Wednesday, October 17, 2018

My Victorian Year #43

I am still reading Anthony Trollope's Small House at Allington. I will be sharing some quotes from the book. I have finished two books since the last Victorian Year post. The first is Sylvia's Lovers by Elizabeth Gaskell.  The second is Dracula by Bram Stoker. I've also watched an adaptation of Great Expectations (1946).

Great Expectations. 1946. Directed and adapted by David Lean. Starring John Mills, Valerie Hobson, Martita Hunt, Finlay Currie, Alec Guinness, Eileen Erskine, and Bernard Miles.

I feel I should first point out that this is the only adaptation of Great Expectations that I've seen. I have no other film with which to compare it. Is it faithful to the book? Somewhat. It does take liberties. With the ending it takes HUGE liberties. I'm not sure Estella is Estella enough--if that makes sense.

As I was watching it, Mom made the observation that Estella is in many ways similar to Scarlett O'Hara--in her selfish heartlessness. I don't know that Estella deserves a happily-ever-after ending. I would have more respect for Pip, perhaps, if he wasn't so head-over-heels with Estella and blind to her greatest faults. Oh, he knows she has faults. But he seems to ignore/dismiss them. Her insides don't match her outsides--and he seems okay with that, more than okay with that.

But when I really stop and consider Pip--is he a great judge of character in general? He is just as blind when it comes to Joe. The way Pip feels about Joe--the way he's ashamed of him, embarrassed by him, dismissive of him, at times rude to him--if only by default of complete and total ingratitude--makes me angry.

I liked the film okay. I do think they took a few liberties here and there. I'm not sure the film includes all my favorite dialogue-driven scenes. But I'd really have to watch the film again to double-check. (I don't want to.)

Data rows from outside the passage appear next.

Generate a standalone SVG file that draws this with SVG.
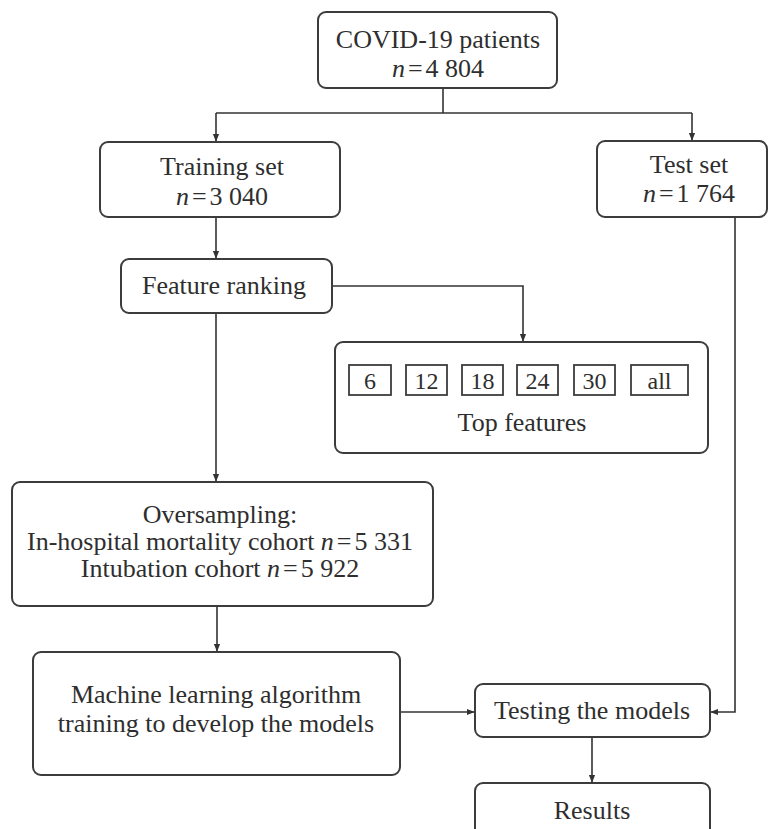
<svg xmlns="http://www.w3.org/2000/svg" width="771" height="829" viewBox="0 0 771 829">
<style>
.box{fill:#fff;stroke:#3c3c3c;stroke-width:2}
.sq{fill:#fff;stroke:#3c3c3c;stroke-width:1.8}
.t{font-family:"Liberation Serif","Times New Roman",serif;font-size:26px;fill:#2e2e2e;text-anchor:middle}
.s{font-size:24px}
.i{font-style:italic}
.c{fill:none;stroke:#333;stroke-width:1.6}
</style>
<defs>
<marker id="ah" viewBox="0 0 10 10" refX="9" refY="5" markerWidth="8" markerHeight="8" markerUnits="userSpaceOnUse" orient="auto">
<path d="M0,1 L10,5 L0,9 z" fill="#333"/>
</marker>
</defs>
<rect width="771" height="829" fill="#fff"/>
<g id="connectors">
<path class="c" d="M443,88 V113"/>
<path class="c" d="M216,113 H692"/>
<path class="c" d="M216,113 V141" marker-end="url(#ah)"/>
<path class="c" d="M692,113 V140" marker-end="url(#ah)"/>
<path class="c" d="M216,217 V258" marker-end="url(#ah)"/>
<path class="c" d="M332,286 H523 V341" marker-end="url(#ah)"/>
<path class="c" d="M216,313 V481" marker-end="url(#ah)"/>
<path class="c" d="M217,606 V651" marker-end="url(#ah)"/>
<path class="c" d="M400,712 H474" marker-end="url(#ah)"/>
<path class="c" d="M735,217 V712 H711" marker-end="url(#ah)"/>
<path class="c" d="M592,737 V782" marker-end="url(#ah)"/>
</g>
<g id="covid">
<rect class="box" x="318" y="12" width="239" height="76" rx="8"/>
<text class="t" x="438" y="48">COVID-19 patients</text>
<text class="t" x="438" y="77"><tspan class="i">n</tspan><tspan dx="3">=</tspan><tspan dx="3">4 804</tspan></text>
</g>
<g id="training">
<rect class="box" x="100" y="142" width="240" height="75" rx="8"/>
<text class="t" x="222" y="175">Training set</text>
<text class="t" x="222" y="205"><tspan class="i">n</tspan><tspan dx="3">=</tspan><tspan dx="3">3 040</tspan></text>
</g>
<g id="test">
<rect class="box" x="597" y="141" width="170" height="76" rx="8"/>
<text class="t" x="689" y="173">Test set</text>
<text class="t" x="689" y="202"><tspan class="i">n</tspan><tspan dx="3">=</tspan><tspan dx="3">1 764</tspan></text>
</g>
<g id="feature-ranking">
<rect class="box" x="121" y="259" width="211" height="54" rx="8"/>
<text class="t" x="224" y="294">Feature ranking</text>
</g>
<g id="top-features">
<rect class="box" x="335" y="342" width="373" height="111" rx="8"/>
<rect class="sq" x="349" y="365" width="42" height="30"/>
<rect class="sq" x="406" y="365" width="41" height="30"/>
<rect class="sq" x="462" y="365" width="41" height="30"/>
<rect class="sq" x="517" y="365" width="41" height="30"/>
<rect class="sq" x="574" y="365" width="41" height="30"/>
<rect class="sq" x="631" y="365" width="57" height="30"/>
<text class="t s" x="370" y="389">6</text>
<text class="t s" x="426.5" y="389">12</text>
<text class="t s" x="482.5" y="389">18</text>
<text class="t s" x="537.5" y="389">24</text>
<text class="t s" x="594.5" y="389">30</text>
<text class="t s" x="659.5" y="389">all</text>
<text class="t" x="522" y="431">Top features</text>
</g>
<g id="oversampling">
<rect class="box" x="12" y="482" width="421" height="124" rx="8"/>
<text class="t" x="220" y="523">Oversampling:</text>
<text class="t" x="220" y="550">In-hospital mortality cohort <tspan class="i">n</tspan><tspan dx="3">=</tspan><tspan dx="3">5 331</tspan></text>
<text class="t" x="220" y="577">Intubation cohort <tspan class="i">n</tspan><tspan dx="3">=</tspan><tspan dx="3">5 922</tspan></text>
</g>
<g id="ml-training">
<rect class="box" x="33" y="652" width="367" height="123" rx="8"/>
<text class="t" x="216" y="703">Machine learning algorithm</text>
<text class="t" x="216" y="732">training to develop the models</text>
</g>
<g id="testing">
<rect class="box" x="475" y="684" width="235" height="53" rx="8"/>
<text class="t" x="592" y="719">Testing the models</text>
</g>
<g id="results">
<rect class="box" x="475" y="783" width="235" height="60" rx="8"/>
<text class="t" x="592" y="819">Results</text>
</g>
</svg>
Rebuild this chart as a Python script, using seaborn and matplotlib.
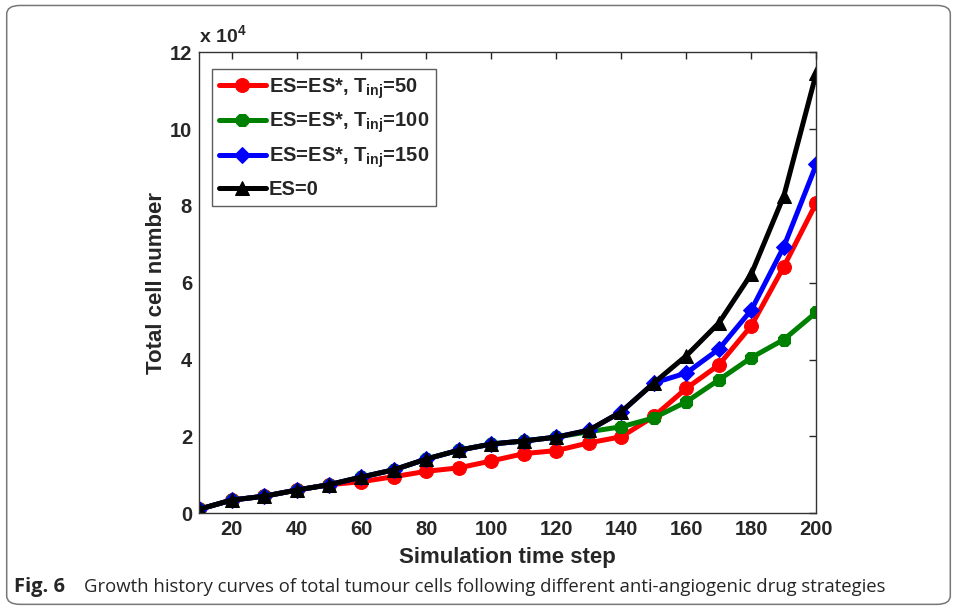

Quotes from Small House at Allington
A self-imposed trouble will not allow itself to be banished.
“Ah, that’s so like you. I always said you’d no feeling of real romance. If I cared for a woman I’d give her the coat off my back.” “I’d do better than that,” said Johnny. “I’d give her the heart out of my body. I’d be chopped up alive for a girl I loved; but it shouldn’t be for another man’s wife.”
We saw that he had difficulty in writing it, but the miracle was, that any man could have found it possible to write it.
Love does not follow worth, and is not given to excellence; — nor is it destroyed by ill-usage, nor killed by blows and mutilation.
“Mothers do not often get tired of their children, whatever the children may do of their mothers.”
“I don’t know that any good would be got by knocking him over the head. And if we are to be Christians, I suppose we ought to be Christians.”
“What sort of a Christian has he been?” “That’s true enough; and if I was Bernard, I should be very apt to forget my Bible lessons about meekness.” There are some things for which a man ought to be beaten black and blue.” “So that he shouldn’t do them again?” “Exactly.”

“I don’t know much about being in love with her,” said Johnny, turning very red as he spoke. “But I’d go through fire and water for her, my lord. I knew her years before he had ever seen her, and have loved her a great deal better than he will ever love any one. 
My belief is that in life people will take you very much at your own reckoning.
 There are certain maladies which make the whole body sore.
John Eames had reached his office precisely at twelve o’clock, but when he did so he hardly knew whether he was standing on his heels or his head.
No one thinks of defending himself to a newspaper except an ass; — unless it be some fellow who wants to have his name puffed.